• _GOAL OF THE EXERCISE_
From the top of the records below down to the line containing "LineChart, XAxis, YAxis", reproduce every line exactly.

────────────────────────────────────────

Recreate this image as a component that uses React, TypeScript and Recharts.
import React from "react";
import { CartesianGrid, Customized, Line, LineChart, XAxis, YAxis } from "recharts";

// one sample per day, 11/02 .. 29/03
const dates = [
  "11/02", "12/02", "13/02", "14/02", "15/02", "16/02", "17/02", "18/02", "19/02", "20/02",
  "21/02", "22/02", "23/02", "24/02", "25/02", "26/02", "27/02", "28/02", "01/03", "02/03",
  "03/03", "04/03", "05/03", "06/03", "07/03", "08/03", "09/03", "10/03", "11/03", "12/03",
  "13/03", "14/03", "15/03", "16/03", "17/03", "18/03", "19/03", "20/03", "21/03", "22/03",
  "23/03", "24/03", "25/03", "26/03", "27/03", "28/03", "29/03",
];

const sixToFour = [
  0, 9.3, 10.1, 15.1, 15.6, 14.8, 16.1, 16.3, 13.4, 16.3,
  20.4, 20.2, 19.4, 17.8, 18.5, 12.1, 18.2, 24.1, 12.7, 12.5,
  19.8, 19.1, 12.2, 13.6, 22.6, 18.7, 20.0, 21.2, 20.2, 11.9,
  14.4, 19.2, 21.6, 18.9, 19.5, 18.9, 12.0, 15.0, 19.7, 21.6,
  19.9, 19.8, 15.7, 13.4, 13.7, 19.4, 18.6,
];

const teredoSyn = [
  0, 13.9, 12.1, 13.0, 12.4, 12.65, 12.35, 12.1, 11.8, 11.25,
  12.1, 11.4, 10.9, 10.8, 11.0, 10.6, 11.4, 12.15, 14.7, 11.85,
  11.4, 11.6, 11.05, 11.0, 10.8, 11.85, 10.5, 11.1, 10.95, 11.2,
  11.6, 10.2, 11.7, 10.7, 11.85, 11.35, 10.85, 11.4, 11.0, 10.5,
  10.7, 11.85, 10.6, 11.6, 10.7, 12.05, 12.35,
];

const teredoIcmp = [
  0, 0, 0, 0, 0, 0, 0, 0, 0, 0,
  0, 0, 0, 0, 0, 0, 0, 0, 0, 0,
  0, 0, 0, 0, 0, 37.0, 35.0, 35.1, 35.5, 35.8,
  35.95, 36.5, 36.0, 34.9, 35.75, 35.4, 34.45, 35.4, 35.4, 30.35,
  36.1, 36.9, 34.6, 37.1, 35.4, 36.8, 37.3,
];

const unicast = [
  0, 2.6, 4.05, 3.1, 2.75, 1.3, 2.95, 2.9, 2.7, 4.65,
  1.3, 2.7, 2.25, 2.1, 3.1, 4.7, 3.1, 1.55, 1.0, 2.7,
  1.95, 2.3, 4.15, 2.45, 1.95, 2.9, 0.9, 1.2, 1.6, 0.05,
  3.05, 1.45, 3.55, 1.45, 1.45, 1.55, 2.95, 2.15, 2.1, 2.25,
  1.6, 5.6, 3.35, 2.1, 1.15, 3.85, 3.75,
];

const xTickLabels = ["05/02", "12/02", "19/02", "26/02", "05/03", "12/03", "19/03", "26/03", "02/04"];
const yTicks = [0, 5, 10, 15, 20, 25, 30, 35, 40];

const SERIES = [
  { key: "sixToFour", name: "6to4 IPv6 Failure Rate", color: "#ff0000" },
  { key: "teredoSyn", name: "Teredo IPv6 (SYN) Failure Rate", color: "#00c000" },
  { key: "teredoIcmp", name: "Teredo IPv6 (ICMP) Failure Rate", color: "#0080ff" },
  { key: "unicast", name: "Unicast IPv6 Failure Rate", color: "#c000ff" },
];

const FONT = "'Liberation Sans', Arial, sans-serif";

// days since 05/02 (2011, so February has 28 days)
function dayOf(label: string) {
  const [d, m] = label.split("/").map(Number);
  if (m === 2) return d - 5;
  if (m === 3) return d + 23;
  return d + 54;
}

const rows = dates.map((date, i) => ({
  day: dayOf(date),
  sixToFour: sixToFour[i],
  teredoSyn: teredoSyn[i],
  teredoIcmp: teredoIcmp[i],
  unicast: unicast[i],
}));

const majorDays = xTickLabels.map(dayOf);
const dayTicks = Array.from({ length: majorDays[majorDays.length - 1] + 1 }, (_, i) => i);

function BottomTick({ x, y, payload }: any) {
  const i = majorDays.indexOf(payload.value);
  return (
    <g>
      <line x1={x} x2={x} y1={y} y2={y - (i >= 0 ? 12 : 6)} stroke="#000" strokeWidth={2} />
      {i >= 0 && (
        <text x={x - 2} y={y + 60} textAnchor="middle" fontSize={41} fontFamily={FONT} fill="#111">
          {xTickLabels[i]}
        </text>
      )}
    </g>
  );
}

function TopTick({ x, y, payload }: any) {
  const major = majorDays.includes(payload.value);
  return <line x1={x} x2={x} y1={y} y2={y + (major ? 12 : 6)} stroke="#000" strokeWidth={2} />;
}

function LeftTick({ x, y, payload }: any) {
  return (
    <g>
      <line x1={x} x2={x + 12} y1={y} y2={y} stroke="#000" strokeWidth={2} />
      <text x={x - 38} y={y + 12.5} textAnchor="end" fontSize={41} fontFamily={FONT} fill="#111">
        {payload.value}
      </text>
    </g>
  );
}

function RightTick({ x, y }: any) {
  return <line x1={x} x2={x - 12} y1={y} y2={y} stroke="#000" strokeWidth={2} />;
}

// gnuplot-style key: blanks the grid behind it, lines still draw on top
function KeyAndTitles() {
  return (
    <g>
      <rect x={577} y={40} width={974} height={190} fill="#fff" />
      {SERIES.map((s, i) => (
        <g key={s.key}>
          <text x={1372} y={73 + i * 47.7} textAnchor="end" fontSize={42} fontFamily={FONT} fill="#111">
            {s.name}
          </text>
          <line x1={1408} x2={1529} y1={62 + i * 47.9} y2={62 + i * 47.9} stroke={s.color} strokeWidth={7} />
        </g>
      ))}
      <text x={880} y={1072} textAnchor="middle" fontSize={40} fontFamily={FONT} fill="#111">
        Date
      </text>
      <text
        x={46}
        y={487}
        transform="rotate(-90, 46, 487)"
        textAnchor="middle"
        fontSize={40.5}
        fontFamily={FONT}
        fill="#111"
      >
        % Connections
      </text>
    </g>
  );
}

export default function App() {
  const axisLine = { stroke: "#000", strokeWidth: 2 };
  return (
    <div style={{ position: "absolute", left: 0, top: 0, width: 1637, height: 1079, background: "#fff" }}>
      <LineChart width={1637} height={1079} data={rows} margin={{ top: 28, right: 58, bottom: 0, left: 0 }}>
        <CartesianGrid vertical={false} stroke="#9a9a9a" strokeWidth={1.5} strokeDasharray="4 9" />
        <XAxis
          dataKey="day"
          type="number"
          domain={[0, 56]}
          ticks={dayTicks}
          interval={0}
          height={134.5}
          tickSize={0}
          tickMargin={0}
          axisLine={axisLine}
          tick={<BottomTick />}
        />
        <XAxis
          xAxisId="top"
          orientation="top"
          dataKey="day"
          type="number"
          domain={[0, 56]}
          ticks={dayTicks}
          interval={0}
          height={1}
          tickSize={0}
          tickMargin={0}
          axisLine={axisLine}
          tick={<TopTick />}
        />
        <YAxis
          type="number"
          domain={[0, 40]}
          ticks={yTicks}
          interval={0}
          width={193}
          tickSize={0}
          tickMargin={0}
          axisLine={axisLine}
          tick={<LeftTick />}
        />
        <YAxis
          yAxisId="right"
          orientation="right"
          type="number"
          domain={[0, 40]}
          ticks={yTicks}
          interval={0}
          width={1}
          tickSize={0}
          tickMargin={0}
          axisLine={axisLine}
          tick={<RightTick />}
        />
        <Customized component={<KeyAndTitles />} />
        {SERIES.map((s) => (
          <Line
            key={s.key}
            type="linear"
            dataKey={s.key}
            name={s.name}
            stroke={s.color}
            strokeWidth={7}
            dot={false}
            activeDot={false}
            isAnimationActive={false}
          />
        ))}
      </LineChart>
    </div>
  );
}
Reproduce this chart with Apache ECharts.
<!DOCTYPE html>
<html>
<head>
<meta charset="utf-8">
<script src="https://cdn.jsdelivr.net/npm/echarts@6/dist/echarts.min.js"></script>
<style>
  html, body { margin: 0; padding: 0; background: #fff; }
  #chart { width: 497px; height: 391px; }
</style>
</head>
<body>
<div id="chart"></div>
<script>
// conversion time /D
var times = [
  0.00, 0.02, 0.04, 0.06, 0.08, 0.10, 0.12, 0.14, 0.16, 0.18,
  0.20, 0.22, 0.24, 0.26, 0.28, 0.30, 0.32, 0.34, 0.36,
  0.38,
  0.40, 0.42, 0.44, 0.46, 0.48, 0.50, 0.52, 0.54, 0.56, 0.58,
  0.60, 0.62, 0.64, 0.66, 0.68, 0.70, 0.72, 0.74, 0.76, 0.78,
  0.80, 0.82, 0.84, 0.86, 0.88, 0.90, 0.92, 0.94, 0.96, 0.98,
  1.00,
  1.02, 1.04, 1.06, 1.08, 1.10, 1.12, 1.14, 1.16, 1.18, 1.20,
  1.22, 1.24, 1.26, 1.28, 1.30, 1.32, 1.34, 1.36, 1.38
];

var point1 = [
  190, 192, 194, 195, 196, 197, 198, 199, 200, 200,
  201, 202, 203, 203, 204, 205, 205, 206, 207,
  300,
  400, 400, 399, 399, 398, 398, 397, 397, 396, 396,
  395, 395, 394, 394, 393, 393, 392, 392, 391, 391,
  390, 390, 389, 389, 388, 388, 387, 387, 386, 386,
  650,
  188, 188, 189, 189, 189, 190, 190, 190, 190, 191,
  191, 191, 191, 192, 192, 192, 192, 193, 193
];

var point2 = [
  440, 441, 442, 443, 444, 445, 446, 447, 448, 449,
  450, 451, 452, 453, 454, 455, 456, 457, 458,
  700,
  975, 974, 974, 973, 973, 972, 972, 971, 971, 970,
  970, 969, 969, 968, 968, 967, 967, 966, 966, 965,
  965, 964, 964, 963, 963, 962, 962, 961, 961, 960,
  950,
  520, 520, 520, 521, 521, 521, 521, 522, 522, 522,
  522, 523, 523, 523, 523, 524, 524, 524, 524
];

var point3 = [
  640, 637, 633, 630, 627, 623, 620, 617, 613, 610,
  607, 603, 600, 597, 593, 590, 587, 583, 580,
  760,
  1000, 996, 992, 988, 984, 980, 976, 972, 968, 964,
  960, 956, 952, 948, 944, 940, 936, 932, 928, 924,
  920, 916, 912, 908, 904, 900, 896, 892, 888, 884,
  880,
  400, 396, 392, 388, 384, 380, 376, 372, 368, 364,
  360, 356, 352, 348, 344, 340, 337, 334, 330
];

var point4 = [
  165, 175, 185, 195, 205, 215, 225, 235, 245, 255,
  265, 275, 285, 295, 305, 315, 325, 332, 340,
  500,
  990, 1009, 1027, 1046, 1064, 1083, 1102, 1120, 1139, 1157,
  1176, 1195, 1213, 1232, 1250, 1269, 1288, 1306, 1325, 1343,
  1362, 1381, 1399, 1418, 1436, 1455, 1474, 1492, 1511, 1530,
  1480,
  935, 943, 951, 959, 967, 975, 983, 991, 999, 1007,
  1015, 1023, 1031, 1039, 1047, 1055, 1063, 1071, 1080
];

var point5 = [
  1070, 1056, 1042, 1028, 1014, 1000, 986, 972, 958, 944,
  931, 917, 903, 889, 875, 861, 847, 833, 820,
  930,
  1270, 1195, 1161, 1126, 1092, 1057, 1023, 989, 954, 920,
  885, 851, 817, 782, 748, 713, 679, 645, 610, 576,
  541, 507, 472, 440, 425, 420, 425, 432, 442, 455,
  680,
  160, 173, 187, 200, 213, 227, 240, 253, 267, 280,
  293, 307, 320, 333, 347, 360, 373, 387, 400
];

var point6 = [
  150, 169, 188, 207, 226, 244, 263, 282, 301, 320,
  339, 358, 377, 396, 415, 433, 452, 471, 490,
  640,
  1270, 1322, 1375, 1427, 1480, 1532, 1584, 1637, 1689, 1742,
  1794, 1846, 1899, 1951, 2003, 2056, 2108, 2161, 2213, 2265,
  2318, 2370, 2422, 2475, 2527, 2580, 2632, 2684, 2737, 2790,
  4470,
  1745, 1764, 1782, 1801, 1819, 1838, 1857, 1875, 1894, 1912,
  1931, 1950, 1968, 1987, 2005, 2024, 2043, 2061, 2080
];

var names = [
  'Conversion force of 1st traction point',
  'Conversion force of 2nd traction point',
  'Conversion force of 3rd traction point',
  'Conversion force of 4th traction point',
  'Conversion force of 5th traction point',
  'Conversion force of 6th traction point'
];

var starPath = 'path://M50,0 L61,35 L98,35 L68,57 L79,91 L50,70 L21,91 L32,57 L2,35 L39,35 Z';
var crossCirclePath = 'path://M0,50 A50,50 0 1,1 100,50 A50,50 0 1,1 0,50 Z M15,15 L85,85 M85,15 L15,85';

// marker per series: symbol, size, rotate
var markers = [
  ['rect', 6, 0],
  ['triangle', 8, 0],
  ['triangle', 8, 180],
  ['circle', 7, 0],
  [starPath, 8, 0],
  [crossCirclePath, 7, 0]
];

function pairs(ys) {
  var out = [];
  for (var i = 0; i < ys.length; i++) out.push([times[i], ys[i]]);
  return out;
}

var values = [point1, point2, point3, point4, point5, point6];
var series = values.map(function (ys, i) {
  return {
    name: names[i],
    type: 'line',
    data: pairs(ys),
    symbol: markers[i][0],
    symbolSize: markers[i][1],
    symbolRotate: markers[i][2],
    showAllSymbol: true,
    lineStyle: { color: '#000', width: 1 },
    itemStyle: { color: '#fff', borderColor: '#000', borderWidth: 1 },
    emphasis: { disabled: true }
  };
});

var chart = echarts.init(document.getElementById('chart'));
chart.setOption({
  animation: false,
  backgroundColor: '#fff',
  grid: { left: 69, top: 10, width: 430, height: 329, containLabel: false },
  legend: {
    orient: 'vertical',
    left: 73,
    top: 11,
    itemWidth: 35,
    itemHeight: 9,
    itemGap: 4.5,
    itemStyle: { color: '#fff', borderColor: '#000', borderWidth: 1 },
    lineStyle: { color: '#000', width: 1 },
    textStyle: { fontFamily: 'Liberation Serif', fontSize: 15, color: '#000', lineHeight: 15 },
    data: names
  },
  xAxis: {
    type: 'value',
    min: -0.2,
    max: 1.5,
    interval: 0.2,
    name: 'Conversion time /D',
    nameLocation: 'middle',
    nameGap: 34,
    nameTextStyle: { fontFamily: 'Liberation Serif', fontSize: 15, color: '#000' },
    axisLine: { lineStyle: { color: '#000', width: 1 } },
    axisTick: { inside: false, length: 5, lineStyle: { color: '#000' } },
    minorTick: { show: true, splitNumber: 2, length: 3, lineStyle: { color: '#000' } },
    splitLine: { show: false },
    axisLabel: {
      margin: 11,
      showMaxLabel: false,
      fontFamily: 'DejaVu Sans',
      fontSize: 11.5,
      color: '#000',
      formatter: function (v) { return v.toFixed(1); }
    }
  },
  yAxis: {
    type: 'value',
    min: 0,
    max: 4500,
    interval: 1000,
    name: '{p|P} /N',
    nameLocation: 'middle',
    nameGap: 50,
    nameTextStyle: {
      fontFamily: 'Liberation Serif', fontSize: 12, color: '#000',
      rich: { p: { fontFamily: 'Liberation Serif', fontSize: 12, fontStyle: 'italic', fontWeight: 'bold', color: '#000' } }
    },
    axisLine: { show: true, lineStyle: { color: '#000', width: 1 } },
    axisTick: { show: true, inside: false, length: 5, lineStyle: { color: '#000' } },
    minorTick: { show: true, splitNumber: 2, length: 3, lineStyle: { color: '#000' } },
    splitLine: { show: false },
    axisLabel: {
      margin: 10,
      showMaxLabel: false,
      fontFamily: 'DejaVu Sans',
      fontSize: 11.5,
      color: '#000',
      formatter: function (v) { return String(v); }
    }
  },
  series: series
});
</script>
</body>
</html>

────────────────────────────────────────

• _FINAL RESULT_
Recreate this image as a component that uses React, TypeScript and Recharts.
import React from "react";
import { CartesianGrid, Customized, Line, LineChart, XAxis, YAxis } from "recharts";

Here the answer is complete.